• _EXCERPTED DATA_
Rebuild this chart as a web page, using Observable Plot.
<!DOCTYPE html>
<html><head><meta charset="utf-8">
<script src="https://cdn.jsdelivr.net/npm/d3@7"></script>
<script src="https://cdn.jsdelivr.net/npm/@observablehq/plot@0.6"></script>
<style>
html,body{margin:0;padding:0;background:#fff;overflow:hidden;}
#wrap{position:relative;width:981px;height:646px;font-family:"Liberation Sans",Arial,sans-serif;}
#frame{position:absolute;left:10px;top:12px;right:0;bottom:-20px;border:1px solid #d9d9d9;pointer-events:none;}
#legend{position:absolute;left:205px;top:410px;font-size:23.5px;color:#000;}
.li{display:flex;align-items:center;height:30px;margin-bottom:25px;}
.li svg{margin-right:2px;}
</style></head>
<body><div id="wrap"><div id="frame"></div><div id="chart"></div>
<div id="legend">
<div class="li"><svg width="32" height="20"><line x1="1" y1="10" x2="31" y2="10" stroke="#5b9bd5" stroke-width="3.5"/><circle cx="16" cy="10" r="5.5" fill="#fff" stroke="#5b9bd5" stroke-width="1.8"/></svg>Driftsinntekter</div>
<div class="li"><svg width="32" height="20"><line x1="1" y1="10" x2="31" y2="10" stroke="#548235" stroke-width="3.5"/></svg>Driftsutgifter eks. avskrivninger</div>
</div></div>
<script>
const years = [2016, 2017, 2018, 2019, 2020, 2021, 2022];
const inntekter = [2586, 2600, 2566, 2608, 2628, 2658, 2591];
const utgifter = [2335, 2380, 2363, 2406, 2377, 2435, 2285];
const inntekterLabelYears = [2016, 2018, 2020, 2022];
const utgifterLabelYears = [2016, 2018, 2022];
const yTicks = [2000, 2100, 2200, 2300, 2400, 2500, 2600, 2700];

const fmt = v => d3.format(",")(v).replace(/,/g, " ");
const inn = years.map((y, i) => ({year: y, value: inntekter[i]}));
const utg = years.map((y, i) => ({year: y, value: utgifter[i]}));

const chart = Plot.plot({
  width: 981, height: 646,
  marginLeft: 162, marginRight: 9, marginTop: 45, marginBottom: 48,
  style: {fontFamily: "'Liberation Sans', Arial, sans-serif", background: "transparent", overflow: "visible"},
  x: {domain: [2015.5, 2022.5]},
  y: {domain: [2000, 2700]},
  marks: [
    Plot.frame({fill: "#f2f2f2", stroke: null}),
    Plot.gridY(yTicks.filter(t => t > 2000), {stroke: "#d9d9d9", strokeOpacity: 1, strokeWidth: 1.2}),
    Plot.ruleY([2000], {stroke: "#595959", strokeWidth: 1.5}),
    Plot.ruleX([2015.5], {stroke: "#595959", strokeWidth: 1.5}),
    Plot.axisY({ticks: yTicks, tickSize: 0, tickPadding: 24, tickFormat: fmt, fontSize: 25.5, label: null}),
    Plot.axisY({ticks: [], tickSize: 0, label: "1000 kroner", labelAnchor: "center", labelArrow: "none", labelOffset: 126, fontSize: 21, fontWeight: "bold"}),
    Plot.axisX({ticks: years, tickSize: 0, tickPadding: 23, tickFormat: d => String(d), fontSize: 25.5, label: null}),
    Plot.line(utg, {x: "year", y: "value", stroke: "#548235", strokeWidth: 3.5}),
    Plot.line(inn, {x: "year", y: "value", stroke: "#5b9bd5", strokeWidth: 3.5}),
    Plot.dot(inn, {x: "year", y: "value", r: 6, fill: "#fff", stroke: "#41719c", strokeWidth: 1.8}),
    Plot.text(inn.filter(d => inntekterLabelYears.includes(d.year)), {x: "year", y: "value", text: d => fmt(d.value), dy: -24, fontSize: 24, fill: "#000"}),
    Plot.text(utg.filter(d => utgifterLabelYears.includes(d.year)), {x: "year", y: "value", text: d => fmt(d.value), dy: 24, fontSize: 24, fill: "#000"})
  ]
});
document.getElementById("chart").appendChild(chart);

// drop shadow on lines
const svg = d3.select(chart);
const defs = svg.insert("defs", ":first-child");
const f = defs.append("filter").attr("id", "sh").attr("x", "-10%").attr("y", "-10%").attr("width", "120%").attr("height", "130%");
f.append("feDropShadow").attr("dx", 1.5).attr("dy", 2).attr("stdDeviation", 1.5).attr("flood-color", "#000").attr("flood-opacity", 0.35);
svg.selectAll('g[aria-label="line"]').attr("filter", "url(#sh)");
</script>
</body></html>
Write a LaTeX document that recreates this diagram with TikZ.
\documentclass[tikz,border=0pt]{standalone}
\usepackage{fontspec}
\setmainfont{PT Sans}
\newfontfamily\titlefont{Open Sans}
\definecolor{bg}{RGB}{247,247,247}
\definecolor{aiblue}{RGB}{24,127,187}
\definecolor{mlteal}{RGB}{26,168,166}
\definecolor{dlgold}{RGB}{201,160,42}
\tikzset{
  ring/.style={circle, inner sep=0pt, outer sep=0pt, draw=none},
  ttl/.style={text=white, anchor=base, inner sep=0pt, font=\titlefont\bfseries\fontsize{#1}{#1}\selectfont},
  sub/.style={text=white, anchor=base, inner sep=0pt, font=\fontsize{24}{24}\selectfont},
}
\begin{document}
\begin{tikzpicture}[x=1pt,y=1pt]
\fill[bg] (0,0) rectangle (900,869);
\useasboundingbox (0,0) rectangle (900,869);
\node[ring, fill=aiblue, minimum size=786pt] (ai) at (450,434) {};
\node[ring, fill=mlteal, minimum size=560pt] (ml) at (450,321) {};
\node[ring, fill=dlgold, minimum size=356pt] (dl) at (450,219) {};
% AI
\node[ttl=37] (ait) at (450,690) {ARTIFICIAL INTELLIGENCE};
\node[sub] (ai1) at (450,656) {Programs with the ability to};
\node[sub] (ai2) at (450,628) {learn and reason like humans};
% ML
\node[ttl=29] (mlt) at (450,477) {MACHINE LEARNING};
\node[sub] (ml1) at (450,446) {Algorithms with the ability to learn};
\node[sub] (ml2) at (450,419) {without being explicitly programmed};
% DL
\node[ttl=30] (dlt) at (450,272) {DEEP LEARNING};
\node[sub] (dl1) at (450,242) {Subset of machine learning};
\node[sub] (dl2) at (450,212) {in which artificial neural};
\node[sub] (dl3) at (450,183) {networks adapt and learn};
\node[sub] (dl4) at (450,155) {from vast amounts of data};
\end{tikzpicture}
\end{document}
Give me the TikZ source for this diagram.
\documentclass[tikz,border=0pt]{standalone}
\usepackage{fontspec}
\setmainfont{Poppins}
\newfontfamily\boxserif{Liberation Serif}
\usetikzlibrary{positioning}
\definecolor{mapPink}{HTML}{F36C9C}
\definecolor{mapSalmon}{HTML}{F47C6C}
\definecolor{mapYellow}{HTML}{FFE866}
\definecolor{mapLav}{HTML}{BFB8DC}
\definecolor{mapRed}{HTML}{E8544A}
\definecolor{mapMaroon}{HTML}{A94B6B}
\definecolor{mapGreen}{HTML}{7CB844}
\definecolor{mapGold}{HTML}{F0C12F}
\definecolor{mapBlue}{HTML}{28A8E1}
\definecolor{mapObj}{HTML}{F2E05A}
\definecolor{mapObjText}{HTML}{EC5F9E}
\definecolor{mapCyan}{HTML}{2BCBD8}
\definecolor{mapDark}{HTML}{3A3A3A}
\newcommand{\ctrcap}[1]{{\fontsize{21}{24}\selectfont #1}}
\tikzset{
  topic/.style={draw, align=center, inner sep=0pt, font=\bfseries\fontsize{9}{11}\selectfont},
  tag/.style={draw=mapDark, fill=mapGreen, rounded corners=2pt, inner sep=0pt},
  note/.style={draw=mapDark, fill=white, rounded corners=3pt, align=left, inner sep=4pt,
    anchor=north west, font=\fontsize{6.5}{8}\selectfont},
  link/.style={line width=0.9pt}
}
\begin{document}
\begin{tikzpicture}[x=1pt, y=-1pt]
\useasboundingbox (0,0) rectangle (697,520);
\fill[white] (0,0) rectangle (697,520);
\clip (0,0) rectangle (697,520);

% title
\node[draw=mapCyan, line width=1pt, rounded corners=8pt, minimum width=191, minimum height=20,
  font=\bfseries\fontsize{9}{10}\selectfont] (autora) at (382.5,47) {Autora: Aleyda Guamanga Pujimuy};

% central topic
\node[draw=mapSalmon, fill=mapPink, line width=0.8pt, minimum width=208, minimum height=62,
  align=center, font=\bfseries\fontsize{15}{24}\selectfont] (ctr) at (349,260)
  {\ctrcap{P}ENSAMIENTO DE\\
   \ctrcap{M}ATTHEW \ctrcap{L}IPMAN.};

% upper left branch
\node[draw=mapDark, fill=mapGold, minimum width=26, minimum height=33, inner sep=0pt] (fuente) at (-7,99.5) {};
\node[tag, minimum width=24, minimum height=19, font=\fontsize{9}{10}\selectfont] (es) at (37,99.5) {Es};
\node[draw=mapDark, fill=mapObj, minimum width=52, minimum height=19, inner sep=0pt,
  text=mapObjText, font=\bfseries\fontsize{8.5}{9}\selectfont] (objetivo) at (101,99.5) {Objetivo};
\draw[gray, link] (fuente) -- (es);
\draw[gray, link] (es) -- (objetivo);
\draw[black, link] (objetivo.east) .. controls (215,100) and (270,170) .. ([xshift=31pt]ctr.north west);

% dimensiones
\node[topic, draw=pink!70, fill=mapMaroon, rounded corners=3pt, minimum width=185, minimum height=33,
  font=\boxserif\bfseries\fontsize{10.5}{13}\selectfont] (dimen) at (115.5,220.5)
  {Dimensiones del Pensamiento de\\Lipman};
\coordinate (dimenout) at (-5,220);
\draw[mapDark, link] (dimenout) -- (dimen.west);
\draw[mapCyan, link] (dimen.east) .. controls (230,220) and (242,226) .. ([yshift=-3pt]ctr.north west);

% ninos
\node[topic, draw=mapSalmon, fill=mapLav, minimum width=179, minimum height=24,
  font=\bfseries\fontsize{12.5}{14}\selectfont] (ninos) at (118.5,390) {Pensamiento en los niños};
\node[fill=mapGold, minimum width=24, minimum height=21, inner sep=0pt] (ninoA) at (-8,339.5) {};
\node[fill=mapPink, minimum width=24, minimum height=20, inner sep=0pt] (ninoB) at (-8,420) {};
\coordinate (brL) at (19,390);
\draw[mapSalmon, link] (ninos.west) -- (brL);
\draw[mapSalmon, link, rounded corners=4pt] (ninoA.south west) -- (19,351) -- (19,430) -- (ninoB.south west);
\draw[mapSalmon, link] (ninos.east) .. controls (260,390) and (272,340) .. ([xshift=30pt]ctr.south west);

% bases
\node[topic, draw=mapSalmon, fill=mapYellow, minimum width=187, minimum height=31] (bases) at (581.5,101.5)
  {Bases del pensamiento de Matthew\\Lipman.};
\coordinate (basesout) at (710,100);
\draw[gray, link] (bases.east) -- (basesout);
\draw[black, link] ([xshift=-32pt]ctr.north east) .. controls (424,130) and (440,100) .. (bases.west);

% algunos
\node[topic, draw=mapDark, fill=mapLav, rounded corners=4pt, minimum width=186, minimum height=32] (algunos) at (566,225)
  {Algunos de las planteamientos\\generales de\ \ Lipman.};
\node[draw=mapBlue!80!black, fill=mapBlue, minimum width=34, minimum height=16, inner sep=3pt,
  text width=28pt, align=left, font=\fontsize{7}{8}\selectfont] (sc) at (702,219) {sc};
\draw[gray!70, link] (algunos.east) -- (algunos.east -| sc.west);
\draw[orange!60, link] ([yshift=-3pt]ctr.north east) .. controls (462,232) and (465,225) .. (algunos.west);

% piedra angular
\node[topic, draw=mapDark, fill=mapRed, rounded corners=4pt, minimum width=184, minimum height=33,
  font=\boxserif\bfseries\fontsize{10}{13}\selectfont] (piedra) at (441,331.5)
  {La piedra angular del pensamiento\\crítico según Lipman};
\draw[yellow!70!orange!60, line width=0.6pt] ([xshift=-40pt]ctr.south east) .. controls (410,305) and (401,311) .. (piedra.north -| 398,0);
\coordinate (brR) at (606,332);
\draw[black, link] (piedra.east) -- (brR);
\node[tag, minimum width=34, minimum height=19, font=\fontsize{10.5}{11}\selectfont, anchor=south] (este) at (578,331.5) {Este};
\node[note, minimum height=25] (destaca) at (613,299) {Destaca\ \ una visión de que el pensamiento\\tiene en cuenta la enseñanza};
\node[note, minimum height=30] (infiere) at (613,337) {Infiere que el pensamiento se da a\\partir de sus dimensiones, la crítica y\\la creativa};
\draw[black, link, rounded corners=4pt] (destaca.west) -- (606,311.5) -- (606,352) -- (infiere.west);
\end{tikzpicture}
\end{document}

• _INSTRUCTIONS TO FOLLOW_
Reproduce every line of the listing above in which the string "chart" appears.

• _PROBLEM SOLUTION_
Rebuild this chart as a web page, using Observable Plot.
<body><div id="wrap"><div id="frame"></div><div id="chart"></div>
const chart = Plot.plot({
document.getElementById("chart").appendChild(chart);
const svg = d3.select(chart);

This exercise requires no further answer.